[start]

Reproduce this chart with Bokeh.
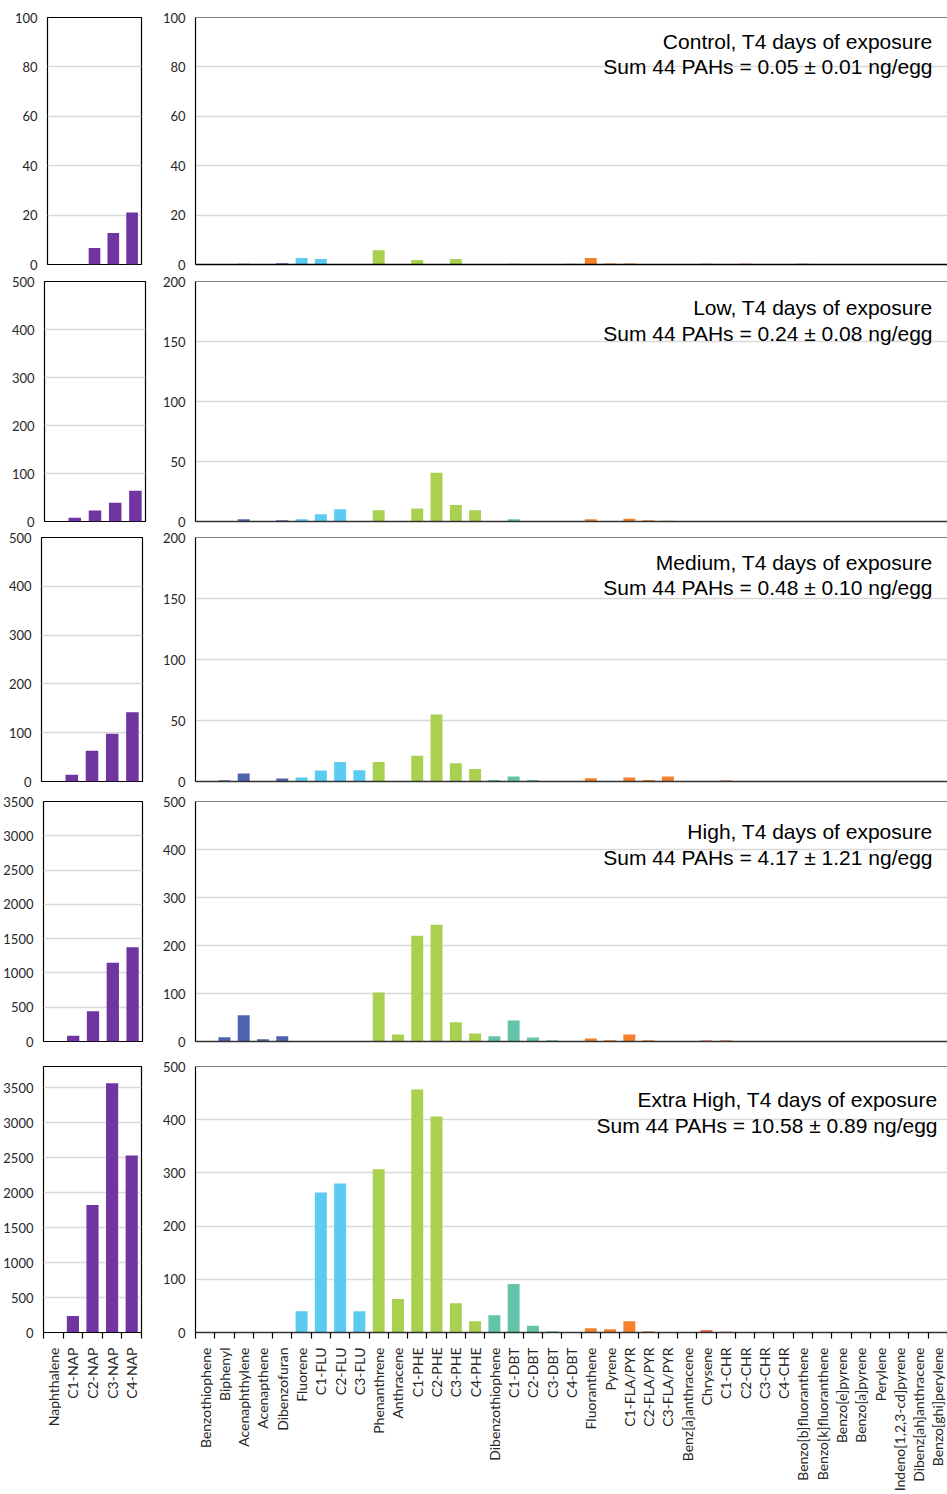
import math
from bokeh.plotting import figure
from bokeh.layouts import column, row
from bokeh.models import ColumnDataSource, FixedTicker, Range1d, Label, Span
from bokeh.embed import file_html
from bokeh.resources import INLINE

# ---------------- data ----------------
nap_labels = ["Naphthalene", "C1-NAP", "C2-NAP", "C3-NAP", "C4-NAP"]
pah_labels = ["Benzothiophene", "Biphenyl", "Acenaphthylene", "Acenapthene", "Dibenzofuran",
              "Fluorene", "C1-FLU", "C2-FLU", "C3-FLU",
              "Phenanthrene", "Anthracene", "C1-PHE", "C2-PHE", "C3-PHE", "C4-PHE",
              "Dibenzothiophene", "C1-DBT", "C2-DBT", "C3-DBT", "C4-DBT",
              "Fluoranthene", "Pyrene", "C1-FLA/PYR", "C2-FLA/PYR", "C3-FLA/PYR",
              "Benz[a]anthracene", "Chrysene", "C1-CHR", "C2-CHR", "C3-CHR", "C4-CHR",
              "Benzo[b]fluoranthene", "Benzo[k]fluoranthene", "Benzo[e]pyrene", "Benzo[a]pyrene",
              "Perylene", "Indeno[1,2,3-cd]pyrene", "Dibenz[ah]anthracene", "Benzo[ghi]perylene"]
pah_groups = (["2ring"] * 5 + ["FLU"] * 4 + ["PHE"] * 6 + ["DBT"] * 5 +
              ["FLA"] * 5 + ["CHR"] * 6 + ["HMW"] * 8)

treatments = ["Control", "Low", "Medium", "High", "Extra High"]
sum_means = ["0.05", "0.24", "0.48", "4.17", "10.58"]
sum_sds = ["0.01", "0.08", "0.10", "1.21", "0.89"]

control_nap = [0, 0, 6.7, 12.8, 21.1]
low_nap = [0, 8, 23, 39, 64]
medium_nap = [0, 14, 63, 98, 142]
high_nap = [0, 85, 440, 1150, 1375]
extra_high_nap = [0, 237, 1820, 3560, 2530]

control_pah = [0, 0, 0.3, 0, 0.5, 2.6, 2.2, 0, 0, 5.8, 0, 1.8, 0, 2.2, 0,
               0, 0.3, 0, 0.2, 0.3, 2.6, 0.4, 0.4, 0, 0, 0, 0.3, 0, 0.3, 0, 0,
               0.3, 0, 0, 0, 0, 0, 0, 0]
low_pah = [0, 0.3, 1.9, 0, 1.1, 1.9, 6.1, 10.2, 0, 9.4, 0, 10.8, 40.7, 13.8, 9.4,
           0.5, 1.9, 0.5, 0.4, 0.4, 1.9, 0.4, 2.2, 1.1, 0.6, 0.3, 0.5, 0.5, 0.3, 0, 0,
           0.2, 0.2, 0.2, 0, 0, 0, 0, 0]
medium_pah = [0, 1.1, 6.5, 0.3, 2.4, 3.3, 9.0, 16.0, 9.2, 16.0, 0, 21.2, 55.0, 14.9, 10.3,
              1.3, 4.1, 1.3, 0.4, 0.5, 2.7, 0.5, 3.3, 1.3, 4.1, 0.3, 0.4, 0.8, 0.3, 0, 0,
              0.3, 0.3, 0.3, 0, 0, 0, 0, 0.3]
high_pah = [0, 9, 54.5, 4.8, 11, 0, 0, 0, 0, 102, 14.5, 220.5, 243, 40, 16.6,
            11, 43.6, 8.3, 2.7, 1, 6.2, 2.7, 14.5, 2.7, 1, 0.5, 2, 2, 0, 0, 0,
            0, 0, 0, 0, 0, 0, 0, 0]
extra_high_pah = [0, 0, 0, 0, 0, 40, 263, 280, 40, 307, 63, 457, 406, 55, 21,
                  32.6, 91, 12.5, 2.5, 1, 8, 6, 21, 2.5, 0.5, 0, 4.4, 1.5, 0, 0, 0,
                  0, 0, 0, 0, 0, 0, 0, 0]

nap_series = [control_nap, low_nap, medium_nap, high_nap, extra_high_nap]
pah_series = [control_pah, low_pah, medium_pah, high_pah, extra_high_pah]

left_ymax = [100, 500, 500, 3500, 3800]
left_step = [20, 100, 100, 500, 500]
right_ymax = [100, 200, 200, 500, 500]
right_step = [20, 50, 50, 100, 100]

# ---------------- styles / layout ----------------
NAP_COLOR = "#7035A0"
GROUP_COLORS = {"2ring": "#4E64AE", "FLU": "#5BCBF2", "PHE": "#A9D04E", "DBT": "#63C4AA",
                "FLA": "#F5822A", "CHR": "#E8503A", "HMW": "#4A6496"}
TICK_FONT = "Lato"
TITLE_FONT = "Liberation Sans"
TXT = "#262626"
GRID = "#D9D9D9"

row_heights = [273, 256, 263, 264, 438]
# (left, right, top, bottom) min borders
left_borders = [(47, 12, 17, 9), (44, 8, 8, 7), (41, 11, 8, 9), (41, 11, 9, 8), (38, 12, 7, 161)]
right_borders = [(42, 0, 17, 9), (42, 0, 8, 8), (42, 0, 7, 11), (42, 0, 9, 15), (42, 0, 10, 160)]
title_offsets = [(24, 49), (26, 52), (25, 50), (30, 56), (33, 59)]
title_right_px = [15, 15, 15, 15, 10]
LEFT_W = 153
RIGHT_W = 794


def style_y(p, ymax, step):
    ticks = list(range(0, ymax + 1, step))
    p.yaxis.ticker = FixedTicker(ticks=ticks)
    p.ygrid.ticker = FixedTicker(ticks=ticks)
    p.ygrid.grid_line_color = GRID
    p.ygrid.grid_line_width = 1.3
    p.xgrid.visible = False
    p.yaxis.major_tick_line_color = None
    p.yaxis.minor_tick_line_color = None
    p.yaxis.major_tick_out = 0
    p.yaxis.major_tick_in = 0
    p.yaxis.major_label_standoff = 10
    p.yaxis.major_label_text_font = TICK_FONT
    p.yaxis.major_label_text_font_size = "13px"
    p.yaxis.major_label_text_color = TXT


def style_x(p, n, labels, show):
    if show:
        p.xaxis.ticker = FixedTicker(ticks=list(range(n)),
                                     minor_ticks=[i - 0.5 for i in range(n + 1)])
        p.xaxis.major_label_overrides = {i: labels[i] for i in range(n)}
        p.xaxis.major_tick_line_color = None
        p.xaxis.major_tick_out = 0
        p.xaxis.major_tick_in = 0
        p.xaxis.minor_tick_line_color = "black"
        p.xaxis.minor_tick_out = 6
        p.xaxis.minor_tick_in = 0
        p.xaxis.minor_tick_line_width = 1.2
        p.xaxis.major_label_orientation = math.pi / 2
        p.xaxis.major_label_standoff = 9
        p.xaxis.major_label_text_font = TICK_FONT
        p.xaxis.major_label_text_font_size = "14px"
        p.xaxis.major_label_text_color = TXT
    else:
        p.xaxis.ticker = FixedTicker(ticks=[])
        p.xaxis.major_tick_line_color = None
        p.xaxis.minor_tick_line_color = None


rows = []
for r in range(5):
    last = r == 4
    # ----- left panel (naphthalenes) -----
    bl, br, bt, bb = left_borders[r]
    pl = figure(width=LEFT_W, height=row_heights[r], x_range=Range1d(-0.5, 4.5),
                y_range=Range1d(0, left_ymax[r]), output_backend="svg", toolbar_location=None,
                min_border_left=bl, min_border_right=br, min_border_top=bt, min_border_bottom=bb)
    src_l = ColumnDataSource(dict(x=list(range(5)), top=nap_series[r], name=nap_labels))
    pl.vbar(x="x", top="top", width=0.62, source=src_l, fill_color=NAP_COLOR, line_color=None)
    pl.outline_line_color = "black"
    pl.outline_line_width = 1.2
    pl.outline_line_alpha = 1
    style_y(pl, left_ymax[r], left_step[r])
    pl.yaxis.axis_line_color = None
    if last:
        style_x(pl, 5, nap_labels, True)
        pl.xaxis.axis_line_color = "black"
        pl.xaxis.axis_line_width = 1.2
    else:
        pl.xaxis.visible = False
    pl.background_fill_color = "white"
    pl.border_fill_color = "white"

    # ----- right panel (other PAHs) -----
    bl, br, bt, bb = right_borders[r]
    n = len(pah_labels)
    pr = figure(width=RIGHT_W, height=row_heights[r], x_range=Range1d(-0.5, n - 0.5),
                y_range=Range1d(0, right_ymax[r]), output_backend="svg", toolbar_location=None,
                min_border_left=bl, min_border_right=br, min_border_top=bt, min_border_bottom=bb)
    src_r = ColumnDataSource(dict(x=list(range(n)), top=pah_series[r], name=pah_labels,
                                  color=[GROUP_COLORS[g] for g in pah_groups]))
    pr.vbar(x="x", top="top", width=0.62, source=src_r, fill_color="color", line_color=None)
    pr.outline_line_color = None
    style_y(pr, right_ymax[r], right_step[r])
    pr.yaxis.axis_line_color = "black"
    pr.yaxis.axis_line_width = 1.2
    style_x(pr, n, pah_labels, last)
    pr.xaxis.axis_line_color = "black" if r == 0 else "#333333"
    pr.xaxis.axis_line_width = 1.5
    pr.add_layout(Span(location=right_ymax[r], dimension="width", line_color="black",
                       line_width=1.2))
    pr.background_fill_color = "white"
    pr.border_fill_color = "white"

    frame_w = RIGHT_W - bl - br
    frame_h = row_heights[r] - bt - bb
    px_per_unit_x = frame_w / n
    x_right = (n - 0.5) - title_right_px[r] / px_per_unit_x
    o1, o2 = title_offsets[r]
    for off, txt in ((o1, f"{treatments[r]}, T4 days of exposure"),
                     (o2, f"Sum 44 PAHs = {sum_means[r]} \u00b1 {sum_sds[r]} ng/egg")):
        yv = right_ymax[r] * (1 - off / frame_h)
        pr.add_layout(Label(x=x_right, y=yv, text=txt, text_align="right",
                            text_baseline="middle", text_font=TITLE_FONT,
                            text_font_size="21px", text_color="black"))
    rows.append(row(pl, pr))

layout = column(*rows, spacing=0)
open("out.html", "w").write(file_html(layout, INLINE))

[end]

● **SHORT PROBLEM**: Set down again, exactly, the lines of the material above from its first line to the one with "extra_high_nap = [0, 237, 1820, 3560, 2530]", inclusive. Leave the pictures out.

● **RESULT OF THE EXERCISE**:
Reproduce this chart with Bokeh.
import math
from bokeh.plotting import figure
from bokeh.layouts import column, row
from bokeh.models import ColumnDataSource, FixedTicker, Range1d, Label, Span
from bokeh.embed import file_html
from bokeh.resources import INLINE

# ---------------- data ----------------
nap_labels = ["Naphthalene", "C1-NAP", "C2-NAP", "C3-NAP", "C4-NAP"]
pah_labels = ["Benzothiophene", "Biphenyl", "Acenaphthylene", "Acenapthene", "Dibenzofuran",
              "Fluorene", "C1-FLU", "C2-FLU", "C3-FLU",
              "Phenanthrene", "Anthracene", "C1-PHE", "C2-PHE", "C3-PHE", "C4-PHE",
              "Dibenzothiophene", "C1-DBT", "C2-DBT", "C3-DBT", "C4-DBT",
              "Fluoranthene", "Pyrene", "C1-FLA/PYR", "C2-FLA/PYR", "C3-FLA/PYR",
              "Benz[a]anthracene", "Chrysene", "C1-CHR", "C2-CHR", "C3-CHR", "C4-CHR",
              "Benzo[b]fluoranthene", "Benzo[k]fluoranthene", "Benzo[e]pyrene", "Benzo[a]pyrene",
              "Perylene", "Indeno[1,2,3-cd]pyrene", "Dibenz[ah]anthracene", "Benzo[ghi]perylene"]
pah_groups = (["2ring"] * 5 + ["FLU"] * 4 + ["PHE"] * 6 + ["DBT"] * 5 +
              ["FLA"] * 5 + ["CHR"] * 6 + ["HMW"] * 8)

treatments = ["Control", "Low", "Medium", "High", "Extra High"]
sum_means = ["0.05", "0.24", "0.48", "4.17", "10.58"]
sum_sds = ["0.01", "0.08", "0.10", "1.21", "0.89"]

control_nap = [0, 0, 6.7, 12.8, 21.1]
low_nap = [0, 8, 23, 39, 64]
medium_nap = [0, 14, 63, 98, 142]
high_nap = [0, 85, 440, 1150, 1375]
extra_high_nap = [0, 237, 1820, 3560, 2530]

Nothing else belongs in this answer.